Sometimes you have to say “no”, even if it is to a potential customer. While most entrepreneurs, desperate for sales, want to say “yes” to anyone who wants to business with them, bringing the wrong customer into your business can actually hurt your profitability. Jay Ebben highlights this in his latest column at Inc.com.
“A common trap that many new and growing small firms run into is attempting to take on business from both sides of the aisle. For example, a manufacturer of standard-sized pallets in the Midwest began getting requests from customers for unique pallet sizes. Seeing an opportunity for growth through higher-margin sales, the manufacturer jumped on this opportunity. The problem was that the firm was not set up for custom offerings: It had a generally unskilled labor force trained to operate standard machinery, and these workers could not effectively produce custom pallets. It also had to interrupt its normal production processes to produce custom pallets, which reduced efficiency.
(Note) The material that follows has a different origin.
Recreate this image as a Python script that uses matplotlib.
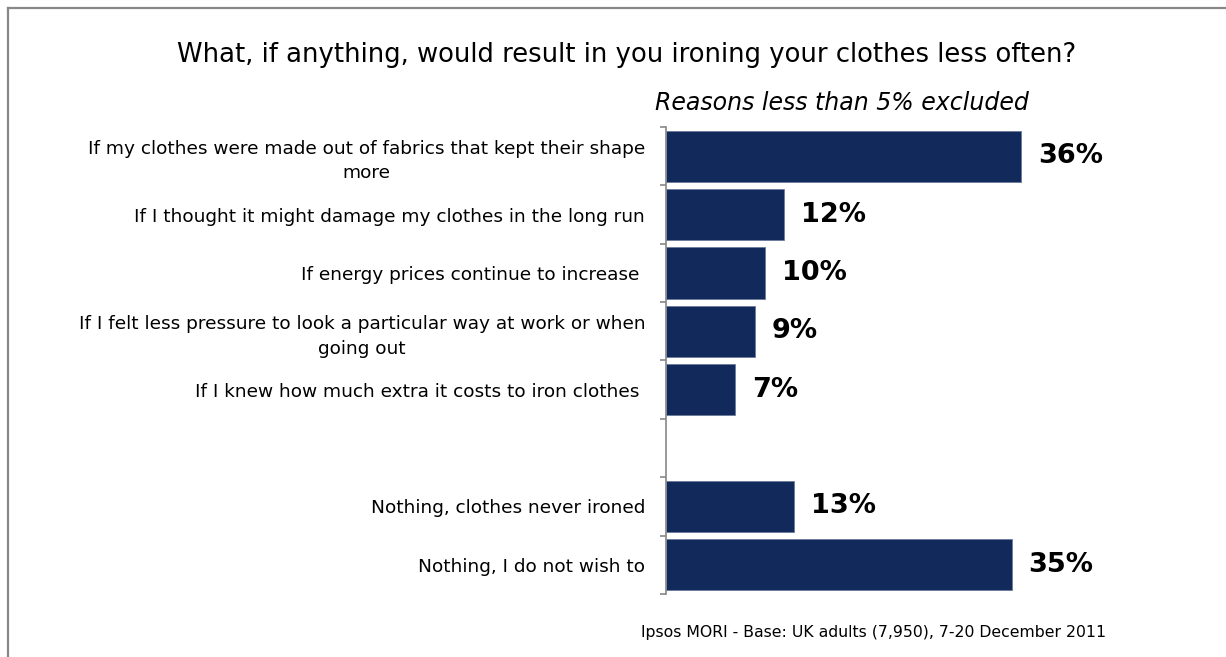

The company did hire some skilled labor, but found that at different times they would either have skilled labor working on unskilled projects or unskilled labor working on skilled projects. The basic result was that the company was not able to effectively maintain a low-cost position or effectively meet end-customer needs, and returns suffered.”
Matching market strategy with your operational model is critical, particularly during growth. Adding more and more of the wrong customers only adds to your growing pains, and may actually lead to decreasing profitability. Focus.